Em Frantumaglia, Ferrante diz que a amizade é um caldeirão de sentimentos bons e ruins em permanente ebulição. Gosto dessa definição, que traz uma perspectiva mais complexa — e menos idealizada — das relações humanas. Mesmo as relações mais longas e queridas são permeadas por conflitos. Observá-los me parece muito mais interessante do que negá-los, numa tentativa de assepsia.

Sobre o último livro, A vida mentirosa dos adultos, quais são as diferenças e aproximações que você vê entre a personagem adolescente Giovanna, que precisa lidar com a separação dos pais, e a dupla de meninas de A amiga genial?

Acho que a diferença mais óbvia é a classe social a que pertencem. Enquanto Elena Greco (a narradora de A amiga genial) nasceu e cresceu num bairro pobre na periferia de Nápoles, Giovanna (de A vida mentirosa dos adultos) é de uma região mais abastada da cidade. Filha de professores, teve uma infância cercada de amor e de cuidados, foi infinitamente mais protegida do que Elena — que conhece a violência desde muito cedo. Quanto à aproximação mais direta entre as personagens, tanto uma quanto a outra estão recontando suas histórias em busca de um fio narrativo que organize e dê sentido a experiências caóticas de vida. A escrita entra como um artifício precário, mas, ainda assim, importante para ambas.

Dois livros lado a lado.

O novo livro da autora italiana, em duas versões: com a capa que chega em setembro às livrarias (à esq.) e com a capa para o clube de livros da Intrínseca (à dir.).

Alguns críticos disseram que esta última obra de Ferrante estaria apenas repetindo as mesmas fórmulas de sucesso (e que, inclusive, deixa também em aberto a possibilidade de uma continuação).

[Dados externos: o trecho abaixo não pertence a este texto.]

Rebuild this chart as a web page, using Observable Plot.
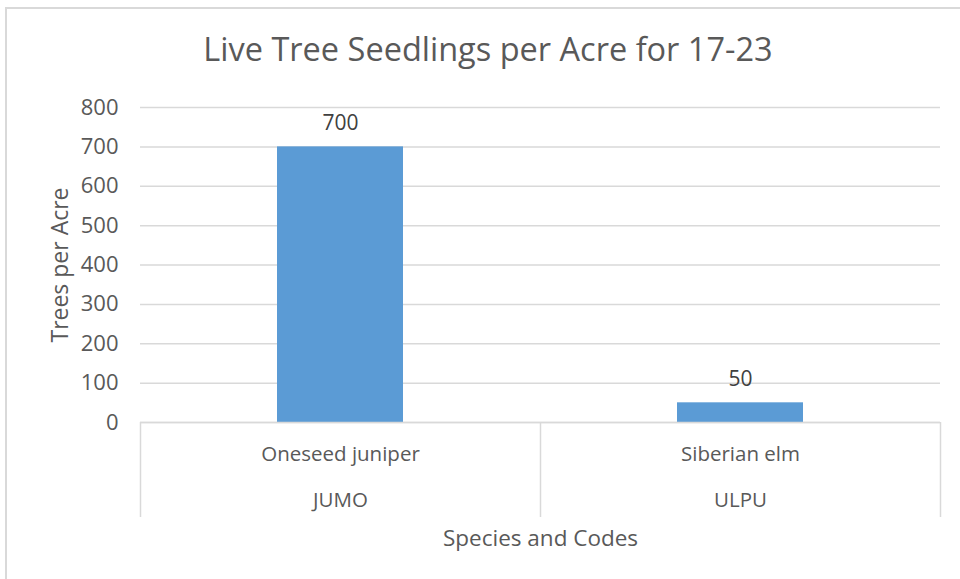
<!DOCTYPE html>
<html>
<head>
<meta charset="utf-8">
<script src="https://cdn.jsdelivr.net/npm/d3@7"></script>
<script src="https://cdn.jsdelivr.net/npm/@observablehq/plot@0.6"></script>
<style>
  html, body { margin: 0; padding: 0; background: #fff; }
  #wrap { position: relative; width: 960px; height: 579px; overflow: hidden; font-family: "Open Sans", sans-serif; }
  #frame { position: absolute; left: 5px; top: 7px; width: 1000px; height: 1000px; border-left: 2px solid #d9d9d9; border-top: 2px solid #d9d9d9; box-sizing: border-box; }
  #title { position: relative; height: 85px; line-height: 1; text-align: center; color: #595959; font-size: 32.5px; padding-left: 16px; box-sizing: border-box; padding-top: 33px; white-space: nowrap; }
  #chart svg { display: block; }
</style>
</head>
<body>
<div id="wrap">
  <div id="frame"></div>
  <div id="title">Live Tree Seedlings per Acre for 17-23</div>
  <div id="chart"></div>
</div>
<script>
const species = ["Oneseed juniper", "Siberian elm"];
const codes = ["JUMO", "ULPU"];
const values = [700, 50];
const yTicks = [0, 100, 200, 300, 400, 500, 600, 700, 800];
const yTitle = "Trees per Acre";
const xTitle = "Species and Codes";

const data = species.map((s, i) => ({species: s, code: codes[i], value: values[i]}));

const W = 960, H = 494, ML = 140, MR = 20, MT = 22, MB = 157;
const halfStep = (W - ML - MR) / species.length / 2;
const grey = "#595959";

const plot = Plot.plot({
  width: W, height: H,
  marginLeft: ML, marginRight: MR, marginTop: MT, marginBottom: MB,
  style: {fontFamily: "'Open Sans', sans-serif", background: "transparent"},
  x: {domain: species, paddingInner: 0.685, paddingOuter: 0.3425, axis: null},
  y: {domain: [0, 800], axis: null},
  marks: [
    Plot.gridY(yTicks, {stroke: "#d9d9d9", strokeOpacity: 1, strokeWidth: 1.5}),
    Plot.axisY(yTicks, {tickSize: 0, tickPadding: 22, fontSize: 22, fill: grey, label: null}),
    Plot.barY(data, {x: "species", y: "value", fill: "#5b9bd5"}),
    Plot.ruleY([0], {stroke: "#d9d9d9", strokeWidth: 1.5}),
    Plot.ruleX(species, {x: d => d, dx: -halfStep, y1: 0, y2: 0, stroke: "#d9d9d9", strokeWidth: 1.5, insetBottom: -95}),
    Plot.ruleX([species[species.length - 1]], {x: d => d, dx: halfStep, y1: 0, y2: 0, stroke: "#d9d9d9", strokeWidth: 1.5, insetBottom: -95}),
    Plot.text(data, {x: "species", y: "value", text: d => String(d.value), dy: -24, fontSize: 21, fill: "#404040"}),
    Plot.text(data, {x: "species", frameAnchor: "bottom", lineAnchor: "middle", text: "species", dy: 32, fontSize: 20.5, fill: grey}),
    Plot.text(data, {x: "species", frameAnchor: "bottom", lineAnchor: "middle", text: "code", dy: 78, fontSize: 20.5, fill: grey}),
    Plot.text([xTitle], {frameAnchor: "bottom", lineAnchor: "middle", text: d => d, dy: 116, fontSize: 22.5, fill: grey}),
    Plot.text([yTitle], {frameAnchor: "left", textAnchor: "middle", lineAnchor: "middle", text: d => d, dx: -80, rotate: -90, fontSize: 23, fill: grey})
  ]
});
document.getElementById("chart").appendChild(plot);
</script>
</body>
</html>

Você concorda com esta visão?

Concordo que, nesse novo romance, voltamos a encontrar elementos familiares ao universo de Ferrante. Mas não vejo mera repetição de fórmulas. Ao contrário, me parece que, ao longo de três décadas de publicação, a autora retoma temas e procedimentos de maneiras novas em projetos literários de naturezas e fôlegos diversos.

A que você atribui a “febre Ferrante“, este sucesso de público e de crítica da autora, cuja identidade ainda faz questão de preservar?

É difícil isolar e apontar apenas um fator que poderia, quem sabe, justificar um fenômeno de exceção. Mas creio que Ferrante consegue escrever, com habilidade e sem simplificações, sobre algumas questões muito relevantes do nosso tempo. Seus livros sondam diferentes temas relacionados com a experiência de ser mulher no mundo de hoje. Maternidade, amizade, casamento e trabalho são apenas alguns desses temas. As diversas formas de violência, de confusão e de desamparo sobre as quais escreve, com o que o crítico James Wood chamou de “honestidade feroz”, acabam ressoando em leitoras e leitores de diferentes lugares, e me parece que isso, mais do que a escolha de um pseudônimo, tem um papel importante na tal “febre Ferrante”.